UAMS Receives $1M Grant for Two Clinical Trials on Opioid Withdrawal in Infants
The University of Arkansas for Medical Sciences (UAMS), in collaboration with the Duke Clinical Research Institute, has received a $1 million federal grant for two clinical trials involving infants with neonatal opioid withdrawal syndrome (NOWS).
The increase in maternal opioid use has resulted in a rise in the number of infants born with NOWS. The $1,066,433 in funding comes from the National Institutes of Health (NIH) Helping to End Addiction Long-term (HEAL) Initiative SM, an aggressive, trans-agency effort to speed scientific solutions to stem the national opioid public health crisis.
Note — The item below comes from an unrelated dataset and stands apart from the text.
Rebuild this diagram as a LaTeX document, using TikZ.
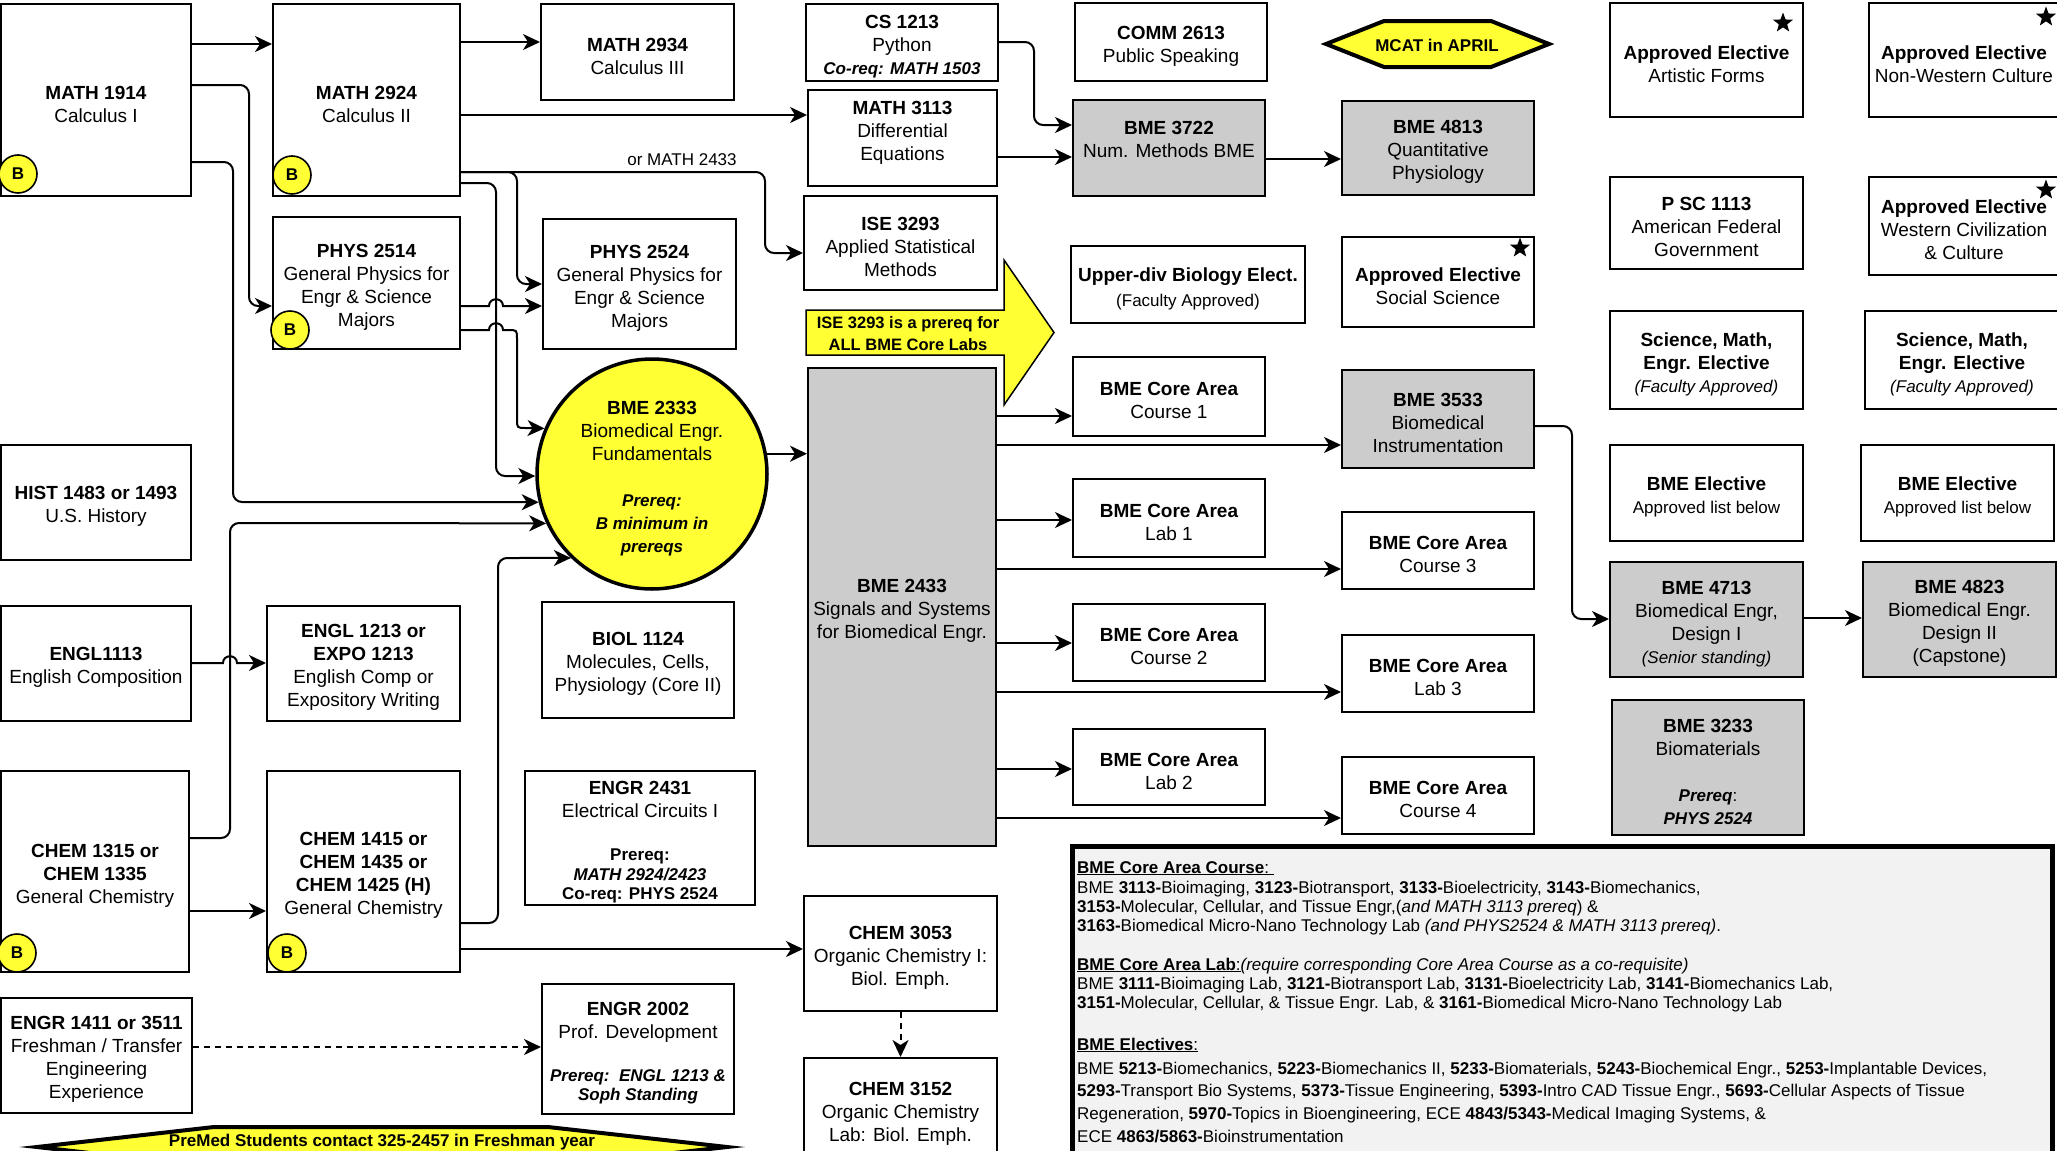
\documentclass[tikz,border=0pt]{standalone}
\usepackage{fontspec}
\setmainfont{Liberation Sans}
\usetikzlibrary{arrows.meta,shapes.geometric}
\newcommand\myfs[2]{\fontsize{#1}{#2}\selectfont}
\newcommand\bitx[1]{{\myfs{17}{23}\bfseries\itshape #1}}
\newcommand\smtx[1]{{\myfs{17}{23}#1}}
\newcommand\tx{\mbox{}\\[-1.3pt]}
\definecolor{yel}{HTML}{FFFF33}
\definecolor{gfill}{HTML}{CCCCCC}
\definecolor{lfill}{HTML}{F2F2F2}
\begin{document}
\begin{tikzpicture}[x=1pt,y=-1pt,
 box/.style={draw=black, line width=2pt, fill=white, align=center, inner sep=0pt, font=\myfs{19}{23}},
 gbox/.style={box, fill=gfill},
 sz/.style 2 args={minimum width=#1pt, minimum height=#2pt},
 arr/.style={draw=black, line width=2pt, -{Stealth[length=17pt,width=16pt,inset=5pt]}},
 dasharr/.style={arr, dash pattern=on 6pt off 5pt},
 bmark/.style={circle, draw=black, line width=1.6pt, fill=yel, minimum size=38pt, inner sep=0pt, font=\myfs{17}{20}\bfseries},
 starmark/.style={star, star points=5, star point ratio=2.4, fill=black, draw=none, minimum size=21pt, inner sep=0pt},
 legline/.style={anchor=base west, inner sep=0pt, font=\myfs{17}{19}},
 lbl/.style={inner sep=0pt, font=\myfs{17}{20}}
]
\useasboundingbox (0,0) rectangle (2057,1151);
\fill[white] (0,0) rectangle (2057,1151);

% ---------- left / middle course boxes ----------
\node[box, sz={190}{192}] (m1914) at (96,100) {\tx\textbf{MATH 1914}\\Calculus I};
\node[box, sz={187}{192}] (m2924) at (366.5,100) {\tx\textbf{MATH 2924}\\Calculus II};
\node[box, sz={193}{96}] (m2934) at (637.5,52) {\tx\textbf{MATH 2934}\\Calculus III};
\node[box, sz={187}{132}] (p2514) at (366.5,283) {\tx\textbf{PHYS 2514}\\General Physics for\\Engr \& Science\\Majors};
\node[box, sz={193}{130}] (p2524) at (639.5,284) {\tx\textbf{PHYS 2524}\\General Physics for\\Engr \& Science\\Majors};
\node[box, sz={192}{77}] (cs1213) at (902,42.5) {\tx\textbf{CS 1213}\\Python\\\bitx{Co-req: MATH 1503}};
\node[box, sz={189}{96}] (m3113) at (902.5,138) {\textbf{MATH 3113}\\Differential\\Equations\\[-8pt]\mbox{}};
\node[box, sz={193}{94}] (ise) at (900.5,243) {\tx\textbf{ISE 3293}\\Applied Statistical\\Methods};
\node[box, sz={192}{78}] (comm) at (1171,42) {\tx\textbf{COMM 2613}\\Public Speaking};
\node[gbox, sz={192}{96}] (b3722) at (1169,148) {\textbf{BME 3722}\\Num. Methods BME\\[-5pt]\mbox{}};
\node[gbox, sz={192}{94}] (b4813) at (1438,148) {\tx\textbf{BME 4813}\\Quantitative\\Physiology};
\node[box, sz={234}{77}] (upbio) at (1188,284.5) {\tx\textbf{Upper-div Biology Elect.}\\[2pt]\smtx{(Faculty Approved)}};
\node[box, sz={192}{90}] (social) at (1438,282) {\tx\textbf{Approved Elective}\\Social Science};

% ---------- right column boxes ----------
\node[box, sz={193}{114}] (artistic) at (1706.5,60) {\tx\textbf{Approved Elective}\\Artistic Forms};
\node[box, sz={190}{114}] (nonwest) at (1964,60) {\tx\textbf{Approved Elective}\\Non-Western Culture};
\node[box, sz={193}{92}] (psc) at (1706.5,223) {\tx\textbf{P SC 1113}\\American Federal\\Government};
\node[box, sz={190}{98}] (westciv) at (1964,226) {\tx\textbf{Approved Elective}\\Western Civilization\\\& Culture};
\node[box, sz={193}{98}] (sme1) at (1706.5,360) {\tx\textbf{Science, Math,}\\\textbf{Engr. Elective}\\\smtx{\itshape (Faculty Approved)}};
\node[box, sz={194}{98}] (sme2) at (1962,360) {\tx\textbf{Science, Math,}\\\textbf{Engr. Elective}\\\smtx{\itshape (Faculty Approved)}};
\node[box, sz={193}{96}] (bel1) at (1706.5,493) {\tx\textbf{BME Elective}\\\smtx{Approved list below}};
\node[box, sz={193}{96}] (bel2) at (1957.5,493) {\tx\textbf{BME Elective}\\\smtx{Approved list below}};
\node[gbox, sz={193}{115}] (b4713) at (1706.5,619.5) {\tx\textbf{BME 4713}\\Biomedical Engr,\\Design I\\\smtx{\itshape (Senior standing)}};
\node[gbox, sz={193}{115}] (b4823) at (1959.5,619.5) {\tx\textbf{BME 4823}\\Biomedical Engr.\\Design II\\(Capstone)};
\node[gbox, sz={192}{135}] (b3233) at (1708,767.5) {\tx\textbf{BME 3233}\\Biomaterials\\ \mbox{}\\\smtx{\textbf{\textit{Prereq}}:}\\\bitx{PHYS 2524}};

% ---------- BME core column ----------
\node[gbox, sz={188}{478}] (bme2433) at (902,607) {\tx\textbf{BME 2433}\\Signals and Systems\\for Biomedical Engr.};
\node[box, sz={192}{79}] (cc1) at (1169,396.5) {\tx\textbf{BME Core Area}\\Course 1};
\node[gbox, sz={192}{98}] (b3533) at (1438,419) {\tx\textbf{BME 3533}\\Biomedical\\Instrumentation};
\node[box, sz={192}{78}] (lab1) at (1169,518) {\tx\textbf{BME Core Area}\\Lab 1};
\node[box, sz={192}{77}] (c3) at (1438,550.5) {\tx\textbf{BME Core Area}\\Course 3};
\node[box, sz={192}{77}] (c2) at (1169,642.5) {\tx\textbf{BME Core Area}\\Course 2};
\node[box, sz={192}{77}] (lab3) at (1438,673.5) {\tx\textbf{BME Core Area}\\Lab 3};
\node[box, sz={192}{76}] (lab2) at (1169,767) {\tx\textbf{BME Core Area}\\Lab 2};
\node[box, sz={192}{77}] (c4) at (1438,795.5) {\tx\textbf{BME Core Area}\\Course 4};

% ---------- lower left ----------
\node[box, sz={190}{115}] (hist) at (96,502.5) {\tx\textbf{HIST 1483 or 1493}\\U.S. History};
\node[box, sz={190}{115}] (engl1113) at (96,663.5) {\tx\textbf{ENGL1113}\\English Composition};
\node[box, sz={193}{115}] (engl1213) at (363.5,663.5) {\tx\textbf{ENGL 1213 or}\\\textbf{EXPO 1213}\\English Comp or\\Expository Writing};
\node[box, sz={192}{116}] (biol) at (638,660) {\tx\textbf{BIOL 1124}\\Molecules, Cells,\\Physiology (Core II)};
\node[box, sz={188}{201}] (chem1315) at (95,871.5) {\tx\textbf{CHEM 1315 or}\\\textbf{CHEM 1335}\\General Chemistry};
\node[box, sz={193}{201}] (chem1415) at (363.5,871.5) {\tx\textbf{CHEM 1415 or}\\\textbf{CHEM 1435 or}\\\textbf{CHEM 1425 (H)}\\General Chemistry};
\node[box, sz={230}{134}] (engr2431) at (640,838) {\tx\textbf{ENGR 2431}\\Electrical Circuits I\\[20pt]{\myfs{17}{23}\textbf{Prereq:}}\\[-3.5pt]\bitx{MATH 2924/2423}\\[-3.5pt]{\myfs{17}{23}\textbf{Co-req: PHYS 2524}}};
\node[box, sz={193}{115}] (chem3053) at (900.5,953.5) {\tx\textbf{CHEM 3053}\\Organic Chemistry I:\\Biol. Emph.};
\node[box, sz={193}{103}] (chem3152) at (900.5,1109.5) {\tx\textbf{CHEM 3152}\\Organic Chemistry\\Lab: Biol. Emph.};
\node[box, sz={191}{115}] (engr1411) at (96.5,1055.5) {\tx\textbf{ENGR 1411 or 3511}\\Freshman / Transfer\\Engineering\\Experience};
\node[box, sz={192}{130}] (engr2002) at (638,1049) {\tx\textbf{ENGR 2002}\\Prof. Development\\[20pt]\bitx{Prereq:\ \ ENGL 1213 \&}\\[-4pt]\bitx{Soph Standing}};

% ---------- BME 2333 circle ----------
\node[circle, draw=black, line width=3.5pt, fill=yel, minimum size=230pt, inner sep=0pt, align=center, font=\myfs{19}{23}] (circ) at (652,474)
 {\tx\textbf{BME 2333}\\Biomedical Engr.\\Fundamentals\\ \mbox{}\\\bitx{Prereq:}\\\bitx{B minimum in}\\\bitx{prereqs}};

% ---------- B marks and stars ----------
\node[bmark] (bm1) at (18,174) {B};
\node[bmark] (bm2) at (292,175) {B};
\node[bmark] (bm3) at (290,330) {B};
\node[bmark] (bm4) at (17,953) {B};
\node[bmark] (bm5) at (287,953) {B};
\node[starmark] (st1) at (1520,248) {};
\node[starmark] (st2) at (1783,23) {};
\node[starmark] (st3) at (2046,17) {};
\node[starmark] (st4) at (2046,190) {};

% ---------- callouts ----------
\draw[line width=4pt, fill=yel, line join=miter] (1326,44) -- (1384,21) -- (1491,21) -- (1549,44) -- (1491,67) -- (1384,67) -- cycle;
\node[inner sep=0pt, font=\myfs{17}{20}\bfseries] (mcat) at (1437,45) {MCAT in APRIL};
\draw[line width=1.5pt, fill=yel, line join=miter] (806,310) -- (1004,310) -- (1004,260) -- (1054,332.5) -- (1004,405) -- (1004,355) -- (806,355) -- cycle;
\node[inner sep=0pt, align=center, font=\myfs{16.5}{22}\bfseries] (callout) at (908,334) {ISE 3293 is a prereq for\\ALL BME Core Labs};
\draw[line width=4pt, fill=yel, line join=miter, miter limit=20] (37,1147) -- (214,1127) -- (548,1127) -- (727,1147) -- (548,1167) -- (214,1167) -- cycle;
\node[inner sep=0pt, font=\myfs{17}{20}\bfseries] (premed) at (382,1142) {PreMed Students contact 325-2457 in Freshman year};

% ---------- legend ----------
\node[draw=black, line width=5pt, fill=lfill, minimum width=980pt, minimum height=330pt, inner sep=0pt] (legend) at (1562,1011) {};
\node[legline] (lg1) at (1077,873) {\underline{\textbf{BME Core Area Course}:\ }};
\node[legline] (lg2) at (1077,893) {BME \textbf{3113-}Bioimaging, \textbf{3123-}Biotransport, \textbf{3133-}Bioelectricity, \textbf{3143-}Biomechanics,};
\node[legline] (lg3) at (1077,912) {\textbf{3153-}Molecular, Cellular, and Tissue Engr,(\textit{and MATH 3113 prereq}) \&};
\node[legline] (lg4) at (1077,931) {\textbf{3163-}Biomedical Micro-Nano Technology Lab \textit{(and PHYS2524 \& MATH 3113 prereq)}.};
\node[legline] (lg5) at (1077,970) {\underline{\textbf{BME Core Area Lab}:}\textit{(require corresponding Core Area Course as a co-requisite)}};
\node[legline] (lg6) at (1077,989) {BME \textbf{3111-}Bioimaging Lab, \textbf{3121-}Biotransport Lab, \textbf{3131-}Bioelectricity Lab, \textbf{3141-}Biomechanics Lab,};
\node[legline] (lg7) at (1077,1008) {\textbf{3151-}Molecular, Cellular, \& Tissue Engr. Lab, \& \textbf{3161-}Biomedical Micro-Nano Technology Lab};
\node[legline] (lg8) at (1077,1050) {\underline{\textbf{BME Electives}:}};
\node[legline] (lg9) at (1077,1074) {BME \textbf{5213-}Biomechanics, \textbf{5223-}Biomechanics II, \textbf{5233-}Biomaterials, \textbf{5243-}Biochemical Engr., \textbf{5253-}Implantable Devices,};
\node[legline] (lg10) at (1077,1096) {\textbf{5293-}Transport Bio Systems, \textbf{5373-}Tissue Engineering, \textbf{5393-}Intro CAD Tissue Engr., \textbf{5693-}Cellular Aspects of Tissue};
\node[legline] (lg11) at (1077,1119) {Regeneration, \textbf{5970-}Topics in Bioengineering, ECE \textbf{4843/5343-}Medical Imaging Systems, \&};
\node[legline] (lg12) at (1077,1142) {ECE \textbf{4863/5863-}Bioinstrumentation};

% ---------- connectors ----------
\begin{scope}[rounded corners=9pt]
\draw[arr] (m1914.east |- 0,44) -- (m2924.west |- 0,44);
\draw[arr] (m1914.east |- 0,85) -- (249,85) -- (249,306) -- (p2514.west |- 0,306);
\draw[arr] (m1914.east |- 0,162) -- (233,162) -- (233,502) -- (circ.194);
\draw[arr] (m2924.east |- 0,42) -- (m2934.west |- 0,42);
\draw[arr] (m2924.east |- 0,115) -- (m3113.west |- 0,115);
\draw[arr] (m2924.east |- 0,172) -- (765,172) -- (765,253) -- (ise.west |- 0,253);
\draw[arr] (m2924.east |- 0,172) -- (517,172) -- (517,284) -- (p2524.west |- 0,284);
\draw[arr] (m2924.east |- 0,183) -- (496,183) -- (496,476) -- (circ.181);
\draw[arr] (chem1315.east |- 0,838) -- (230,838) -- (230,523) -- (circ.205);
\draw[arr] (chem1415.east |- 0,923) -- (498,923) -- (498,558) -- (circ.226);
\draw[arr] (cs1213.east |- 0,42) -- (1034,42) -- (1034,125) -- (b3722.west |- 0,125);
\draw[arr] (b3533.east |- 0,426) -- (1572,426) -- (1572,619) -- (b4713.west |- 0,619);
\end{scope}
\node[lbl] (lblor) at (682,160) {or MATH 2433};

\draw[arr] (p2514.east |- 0,306) -- (489,306) .. controls (489,297) and (503,297) .. (503,306) -- (p2524.west |- 0,306);
\draw[arr] (p2514.east |- 0,330) -- (489,330) .. controls (489,321) and (503,321) .. (503,330) -- (508,330) .. controls (517,330) .. (517,339) -- (517,419) .. controls (517,428) .. (526,428) -- (circ.157);
\draw[arr] (engl1113.east |- 0,663) -- (223,663) .. controls (223,654) and (237,654) .. (237,663) -- (engl1213.west |- 0,663);
\draw[arr] (chem1315.east |- 0,911) -- (chem1415.west |- 0,911);
\draw[arr] (chem1415.east |- 0,949) -- (chem3053.west |- 0,949);
\draw[dasharr] (engr1411.east |- 0,1047) -- (engr2002.west |- 0,1047);
\draw[dasharr] (chem3053.south) -- (chem3152.north);
\draw[arr] (circ.10) -- (bme2433.west |- circ.10);
\draw[arr] (m3113.east |- 0,157) -- (b3722.west |- 0,157);
\draw[arr] (b3722.east |- 0,159) -- (b4813.west |- 0,159);
\draw[arr] (bme2433.east |- 0,416) -- (cc1.west |- 0,416);
\draw[arr] (bme2433.east |- 0,445) -- (b3533.west |- 0,445);
\draw[arr] (bme2433.east |- 0,520) -- (lab1.west |- 0,520);
\draw[arr] (bme2433.east |- 0,569) -- (c3.west |- 0,569);
\draw[arr] (bme2433.east |- 0,643) -- (c2.west |- 0,643);
\draw[arr] (bme2433.east |- 0,692) -- (lab3.west |- 0,692);
\draw[arr] (bme2433.east |- 0,769) -- (lab2.west |- 0,769);
\draw[arr] (bme2433.east |- 0,818) -- (c4.west |- 0,818);
\draw[arr] (b4713.east |- 0,618) -- (b4823.west |- 0,618);
\end{tikzpicture}
\end{document}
At UAMS, Jeannette Lee, Ph.D., professor of biostatistics, and Jessica Snowden, M.D., associate professor of pediatrics, are leaders of the Data Coordinating and Operations Center for the Environmental influences on Child Health Outcomes (ECHO) IDeA States Pediatric Clinical Trials Network, which will conduct the trials in conjunction with the Neonatal Research Network, which is funded by the Eunice Shriver Kennedy National Institute for Child Health and Human Development. Both trials aim to address management of infants exposed in utero to opioids.